- AIM OF THE TASK
Retype nothing but the lines from the start of the material up to and including the line with "line width=4pt] (0,16)". Pictures don't belong in the copy.

- LISTED ENTRIES

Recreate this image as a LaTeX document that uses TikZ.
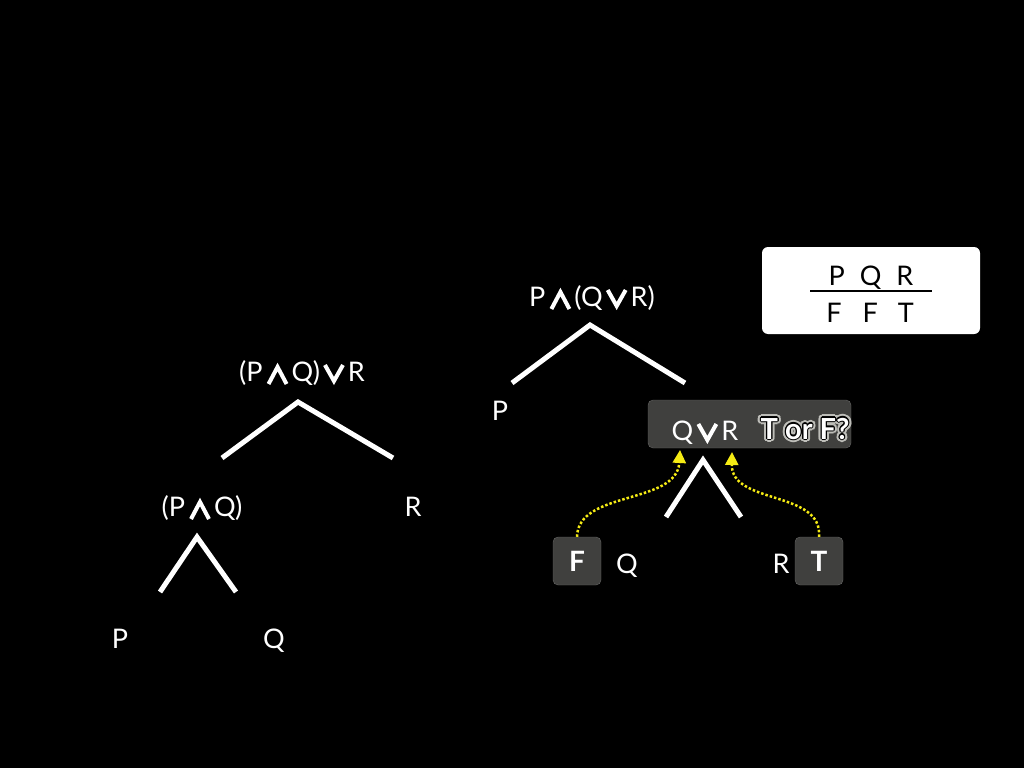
\documentclass[tikz,border=0pt]{standalone}
\usepackage{fontspec}
\setmainfont{Lato}
\usetikzlibrary{arrows.meta}
\definecolor{boxgray}{RGB}{64,64,62}
\definecolor{hintyellow}{RGB}{245,235,20}
\definecolor{halo}{RGB}{190,190,185}
\newcommand{\andop}{\hspace{4pt}\tikz[baseline=3pt, x=1pt, y=1pt]\draw[white, line width=4pt] (0,0) -- (9,17) -- (18,0);\hspace{3pt}}
\newcommand{\orop}{\hspace{3pt}\tikz[baseline=0pt, x=1pt, y=1pt]\draw[white, line width=4pt] (0,16) -- (9,0) -- (18,16);\hspace{3pt}}

\begin{document}
\begin{tikzpicture}[x=1pt, y=-1pt,
    every node/.style={text=white, inner sep=0pt, anchor=base, font=\fontsize{27}{30}\selectfont},
    branch/.style={white, line width=5pt},
    valbox/.style={fill=boxgray, draw=boxgray!80!white, rounded corners=5pt, minimum size=48pt, anchor=center, font=\bfseries\fontsize{28}{30}\selectfont},
    askfont/.style={font=\bfseries\fontsize{29}{30}\selectfont},
    hint/.style={hintyellow, line width=2.5pt, dotted, -{Triangle[width=13pt, length=13pt]}}]
    % Background
    \fill[black] (0,0) rectangle (1024,768);
    \useasboundingbox (0,0) rectangle (1024,768);

    % Left tree: (P and Q) or R
    \node (lroot) at (302,381) {(P\andop Q)\orop R};
    \coordinate (ltop) at (298,402);
    \coordinate (lleft) at (222,458);
    \coordinate (lright) at (393,458);
    \draw[branch] (lleft) -- (ltop) -- (lright);
    \node (lpq) at (202,516) {(P\andop Q)};
    \node (lr) at (413,516) {R};
    \coordinate (pqtop) at (197,537);
    \coordinate (pqleft) at (160,592);
    \coordinate (pqright) at (236,592);
    \draw[branch] (pqleft) -- (pqtop) -- (pqright);
    \node (lp) at (120,648) {P};
    \node (lq) at (274,648) {Q};

    % Right tree: P and (Q or R)
    \node (rroot) at (592,306) {P\andop(Q\orop R)};
    \coordinate (rtop) at (590,325);
    \coordinate (rleft) at (512,383);
    \coordinate (rright) at (685,383);
    \draw[branch] (rleft) -- (rtop) -- (rright);
    \node (rp) at (500,420) {P};

    % Subtree under question
    \node[fill=boxgray, draw=boxgray!80!white, rounded corners=5pt, anchor=center, minimum width=203pt, minimum height=48pt] (qbox) at (749.5,424) {};
    \node (qor) at (705,440) {Q\orop R};
    % glowing question text
    \foreach \a in {0,22.5,...,337.5}
        \node[askfont, text=halo, shift={(\a:3.2)}] at (805,439) {T or F?};
    \foreach \a in {0,30,...,330}
        \node[askfont, text=black, shift={(\a:1.1)}] at (805,439) {T or F?};
    \node[askfont] (tf) at (805,439) {T or F?};
    \coordinate (qtop) at (703,460);
    \coordinate (qleft) at (666,517);
    \coordinate (qright) at (741,517);
    \draw[branch] (qleft) -- (qtop) -- (qright);
    \node (rq) at (627,573) {Q};
    \node (rr) at (781,573) {R};
    \node[valbox] (fval) at (577,561) {F};
    \node[valbox] (tval) at (819,561) {T};

    % Values passed upwards
    \coordinate (fin) at (680,450);
    \coordinate (tin) at (732,452);
    \draw[hint] (fval.north) .. controls (578,490) and (677,505) .. (fin);
    \draw[hint] (tval.north) .. controls (823,490) and (731,505) .. (tin);

    % Truth assignment
    \node[fill=white, rounded corners=6pt, anchor=center, minimum width=218pt, minimum height=87pt] (table) at (871,290.5) {};
    \node[text=black] (thead) at (871,285) {P\hspace{15pt}Q\hspace{15pt}R};
    \node[text=black] (tvals) at (870,322) {F\hspace{21pt}F\hspace{20pt}T};
    \coordinate (rulel) at (810,291);
    \coordinate (ruler) at (932,291);
    \draw[black, line width=2.5pt] (rulel) -- (ruler);
\end{tikzpicture}
\end{document}
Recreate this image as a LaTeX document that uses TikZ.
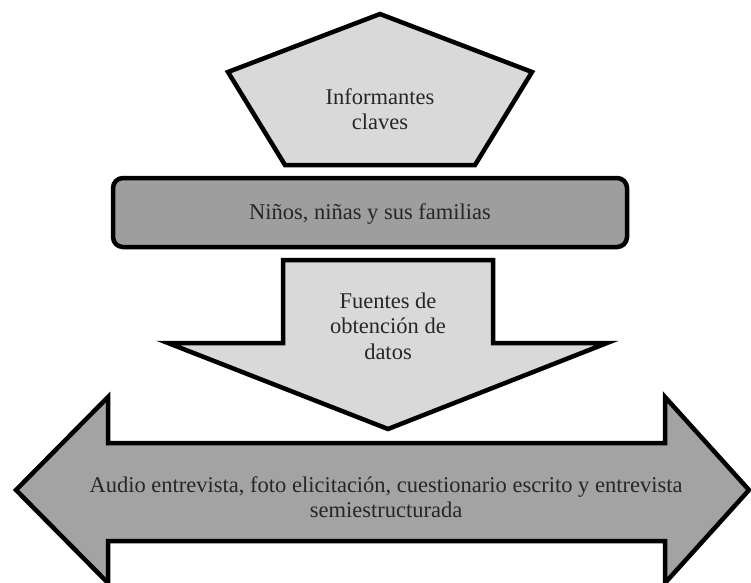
\documentclass[tikz,border=0pt]{standalone}
\usepackage{fontspec}
\setmainfont{Liberation Serif}
\definecolor{lightfill}{HTML}{D9D9D9}
\definecolor{midfill}{HTML}{9E9E9E}
\definecolor{arrowfill}{HTML}{A3A3A3}
\definecolor{txt}{HTML}{262626}
\tikzset{
  shapeline/.style={draw=black, line width=4.5pt, line join=miter, miter limit=10},
  lbl/.style={text=txt, align=center, inner sep=0pt, font=\fontsize{22.5}{25.5}\selectfont}
}
\begin{document}
\begin{tikzpicture}[x=1pt,y=-1pt]
\useasboundingbox (0,0) rectangle (751,582);
\clip (0,0) rectangle (751,582);
% pentagon
\draw[shapeline, fill=lightfill] (380,14) -- (532,72) -- (475,165) -- (285,165) -- (228,72) -- cycle;
\node[lbl] (inf) at (380,109) {Informantes\\claves};
% rounded rectangle
\draw[shapeline, fill=midfill, rounded corners=10pt] (113,178) rectangle (627,247);
\node[lbl] (nin) at (370,214) {Niños, niñas y sus familias};
% down arrow
\draw[shapeline, fill=lightfill] (283,260) -- (493,260) -- (493,343) -- (607,343) -- (388,429) -- (168,343) -- (283,343) -- cycle;
\node[lbl] (fue) at (388,326) {Fuentes de\\obtención de\\datos};
% double arrow
\draw[shapeline, fill=arrowfill] (16,490) -- (108,397) -- (108,443) -- (665,443) -- (665,397) -- (749,490) -- (665,583) -- (665,541) -- (108,541) -- (108,583) -- cycle;
\node[lbl] (aud) at (386,497) {Audio entrevista, foto elicitación, cuestionario escrito y entrevista\\semiestructurada};
\end{tikzpicture}
\end{document}
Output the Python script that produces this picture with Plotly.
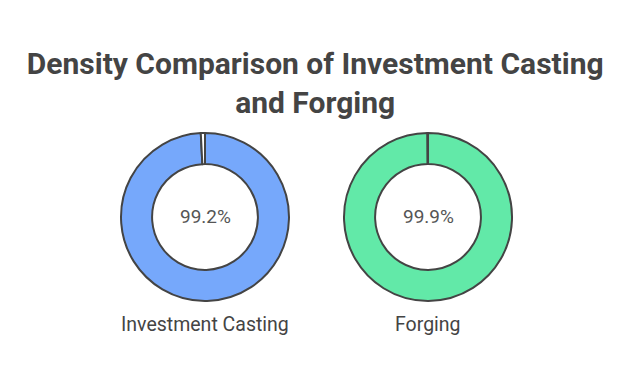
import plotly.graph_objects as go

categories = ["Investment Casting", "Forging"]
density_pct = [99.2, 99.9]
center_labels = ["99.2%", "99.9%"]
colors = ["#76a8fb", "#62e9a8"]

fig = go.Figure()
domains_x = [[0.1777, 0.4418], [0.5283, 0.7925]]
dom_y = [0.237, 0.6745]
for i, (cat, val) in enumerate(zip(categories, density_pct)):
    fig.add_trace(go.Pie(
        values=[val, 100 - val],
        labels=[cat, "Remainder"],
        hole=0.63,
        sort=False,
        direction="clockwise",
        rotation=0,
        marker=dict(colors=[colors[i], "#ffffff"], line=dict(color="#444444", width=2)),
        textinfo="none",
        hoverinfo="label+percent",
        showlegend=False,
        domain=dict(x=domains_x[i], y=dom_y),
    ))
    cx = (domains_x[i][0] + domains_x[i][1]) / 2
    fig.add_annotation(x=cx, y=(dom_y[0] + dom_y[1]) / 2, xref="paper", yref="paper",
                       xanchor="center", yanchor="middle",
                       text=center_labels[i], showarrow=False,
                       font=dict(family="Roboto", size=19, color="#555555"))
    fig.add_annotation(x=cx, y=0.1745, xref="paper", yref="paper",
                       xanchor="center", yanchor="middle",
                       text=cat, showarrow=False,
                       font=dict(family="Roboto", size=19.5, color="#444444"))

fig.update_layout(
    width=636, height=384,
    margin=dict(l=0, r=0, t=0, b=0),
    paper_bgcolor="white", plot_bgcolor="white",
    title=dict(text="<b>Density Comparison of Investment Casting<br>and Forging</b>",
               x=0.483, xanchor="center", y=0.828, yanchor="middle",
               font=dict(family="Roboto", size=30, color="#444444")),
)
fig.write_html("out.html")
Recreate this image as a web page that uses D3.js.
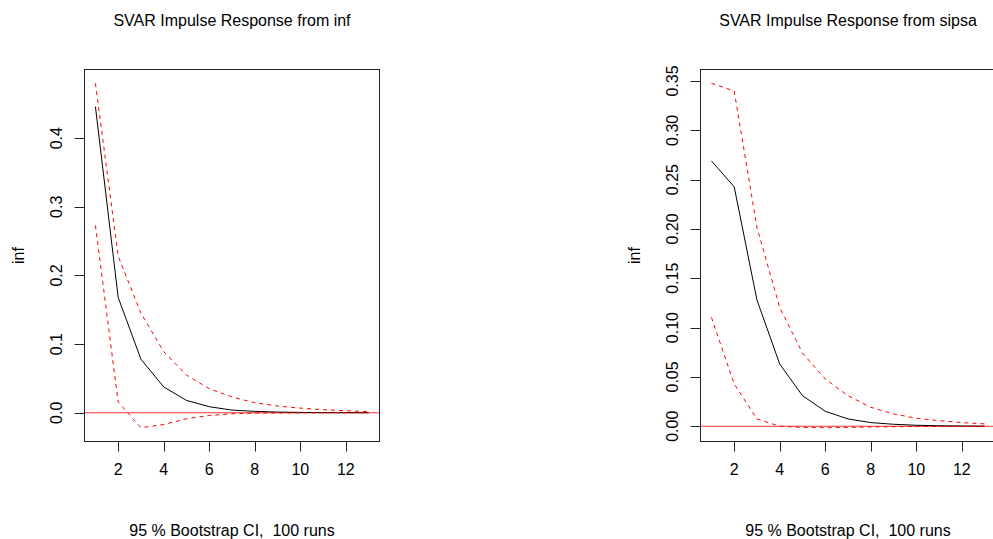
<!DOCTYPE html>
<html>
<head>
<meta charset="utf-8">
<script src="https://cdn.jsdelivr.net/npm/d3@7"></script>
<style>
  body { margin: 0; background: #fff; }
  svg { display: block; font-family: "Liberation Sans", Arial, Helvetica, sans-serif; }
</style>
</head>
<body>
<svg id="chart" width="993" height="539"></svg>
<script>
// horizon steps (1..13)
const steps = d3.range(1, 14)

// response of inf to an inf shock
const infIrf   = [0.446, 0.168, 0.078, 0.0376, 0.018, 0.0088, 0.0039, 0.002, 0.001, 0.0005, 0.0002, 0.0001, 0.00005]
const infUpper = [0.480, 0.228, 0.145, 0.089, 0.055, 0.035, 0.023, 0.0146, 0.0098, 0.0068, 0.0044, 0.003, 0.0015]
const infLower = [0.273, 0.0156, -0.0218, -0.017, -0.0088, -0.004, -0.0015, -0.0006, -0.0003, -0.0002, -0.0001, 0, 0]

// response of inf to a sipsa shock
const sipsaIrf   = [0.269, 0.2427, 0.128, 0.0631, 0.031, 0.0152, 0.0074, 0.0037, 0.002, 0.001, 0.0005, 0.0002, 0.0001]
const sipsaUpper = [0.3477, 0.3399, 0.2015, 0.1205, 0.0742, 0.0479, 0.031, 0.0192, 0.0125, 0.0081, 0.0057, 0.0037, 0.0024]
const sipsaLower = [0.1104, 0.0429, 0.0074, 0.0, -0.0012, -0.0015, -0.0012, -0.0008, -0.0005, -0.0003, -0.0002, -0.0001, 0]

const xTicks = [2, 4, 6, 8, 10, 12]
const infTicks = [0, 0.1, 0.2, 0.3, 0.4]
const sipsaTicks = [0, 0.05, 0.1, 0.15, 0.2, 0.25, 0.3, 0.35]

const panels = [
    {title: 'SVAR Impulse Response from inf', irf: infIrf, upper: infUpper, lower: infLower,
        ticks: infTicks, fmt: d3.format('.1f'), left: 84.5},
    {title: 'SVAR Impulse Response from sipsa', irf: sipsaIrf, upper: sipsaUpper, lower: sipsaLower,
        ticks: sipsaTicks, fmt: d3.format('.2f'), left: 700.5}
]

const svg = d3.select('#chart')
const boxW = 295
const plotTop = 69.5
const plotBottom = 441.5
const fontSize = 16

// R style axis limits: data range widened by 4% each side
const rlim = ext => {
    const pad = (ext[1] - ext[0]) * 0.04
    return [ext[0] - pad, ext[1] + pad]
}

const drawPanel = p => {
    const x = d3.scaleLinear()
        .domain(rlim(d3.extent(steps)))
        .range([p.left, p.left + boxW])
    const y = d3.scaleLinear()
        .domain(rlim(d3.extent([...p.upper, ...p.lower, ...p.irf])))
        .range([plotBottom, plotTop])

    const g = svg.append('g')
    const cx = p.left + boxW / 2

    const line = vals => d3.line()
        .x((d, i) => x(steps[i]))
        .y(d => y(d))(vals)

    // clip for lines inside the plot region
    const clipId = 'clip' + Math.round(p.left)
    svg.append('clipPath').attr('id', clipId)
        .append('rect')
        .attr('x', p.left).attr('y', plotTop)
        .attr('width', boxW).attr('height', plotBottom - plotTop)

    const plot = g.append('g').attr('clip-path', 'url(#' + clipId + ')')

    plot.append('line')
        .attr('x1', p.left).attr('x2', p.left + boxW)
        .attr('y1', y(0)).attr('y2', y(0))
        .attr('stroke', '#ff3333')
        .attr('stroke-width', 1.2)

    plot.append('path')
        .attr('d', line(p.irf))
        .attr('fill', 'none')
        .attr('stroke', '#000')
        .attr('stroke-width', 1)

    for (const band of [p.upper, p.lower]) {
        plot.append('path')
            .attr('d', line(band))
            .attr('fill', 'none')
            .attr('stroke', '#ff0000')
            .attr('stroke-width', 1)
            .attr('stroke-dasharray', '4,4')
    }

    // box
    g.append('rect')
        .attr('x', p.left).attr('y', plotTop)
        .attr('width', boxW).attr('height', plotBottom - plotTop)
        .attr('fill', 'none')
        .attr('stroke', '#222')
        .attr('stroke-width', 1)

    // x axis
    const xa = g.append('g')
    xa.append('line')
        .attr('x1', x(xTicks[0])).attr('x2', x(xTicks[xTicks.length - 1]))
        .attr('y1', plotBottom).attr('y2', plotBottom)
        .attr('stroke', '#222')
    xa.selectAll('.xt').data(xTicks).enter()
        .append('line')
        .attr('x1', d => Math.round(x(d)) + 0.5).attr('x2', d => Math.round(x(d)) + 0.5)
        .attr('y1', plotBottom).attr('y2', plotBottom + 10)
        .attr('stroke', '#222')
    xa.selectAll('text').data(xTicks).enter()
        .append('text')
        .attr('x', d => x(d))
        .attr('y', 475)
        .attr('text-anchor', 'middle')
        .attr('font-size', fontSize)
        .text(d => d)

    // y axis
    const ya = g.append('g')
    ya.append('line')
        .attr('x1', p.left).attr('x2', p.left)
        .attr('y1', y(p.ticks[0])).attr('y2', y(p.ticks[p.ticks.length - 1]))
        .attr('stroke', '#222')
    ya.selectAll('.yt').data(p.ticks).enter()
        .append('line')
        .attr('x1', p.left - 10).attr('x2', p.left)
        .attr('y1', d => Math.round(y(d)) + 0.5).attr('y2', d => Math.round(y(d)) + 0.5)
        .attr('stroke', '#222')
    ya.selectAll('text').data(p.ticks).enter()
        .append('text')
        .attr('transform', d => 'translate(' + (p.left - 22.5) + ',' + y(d) + ') rotate(-90)')
        .attr('text-anchor', 'middle')
        .attr('font-size', fontSize)
        .text(d => p.fmt(d))

    // labels
    g.append('text')
        .attr('transform', 'translate(' + (p.left - 61) + ',' + ((plotTop + plotBottom) / 2) + ') rotate(-90)')
        .attr('text-anchor', 'middle')
        .attr('font-size', fontSize)
        .text('inf')

    g.append('text')
        .attr('x', cx).attr('y', 26)
        .attr('text-anchor', 'middle')
        .attr('font-size', fontSize)
        .text(p.title)

    g.append('text')
        .attr('x', cx).attr('y', 536)
        .attr('text-anchor', 'middle')
        .attr('font-size', fontSize)
        .style('white-space', 'pre')
        .text('95 % Bootstrap CI,  100 runs')
}

panels.forEach(drawPanel)
</script>
</body>
</html>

- OUTPUT FOR THIS EXERCISE
Recreate this image as a LaTeX document that uses TikZ.
\documentclass[tikz,border=0pt]{standalone}
\usepackage{fontspec}
\setmainfont{Lato}
\usetikzlibrary{arrows.meta}
\definecolor{boxgray}{RGB}{64,64,62}
\definecolor{hintyellow}{RGB}{245,235,20}
\definecolor{halo}{RGB}{190,190,185}
\newcommand{\andop}{\hspace{4pt}\tikz[baseline=3pt, x=1pt, y=1pt]\draw[white, line width=4pt] (0,0) -- (9,17) -- (18,0);\hspace{3pt}}
\newcommand{\orop}{\hspace{3pt}\tikz[baseline=0pt, x=1pt, y=1pt]\draw[white, line width=4pt] (0,16) -- (9,0) -- (18,16);\hspace{3pt}}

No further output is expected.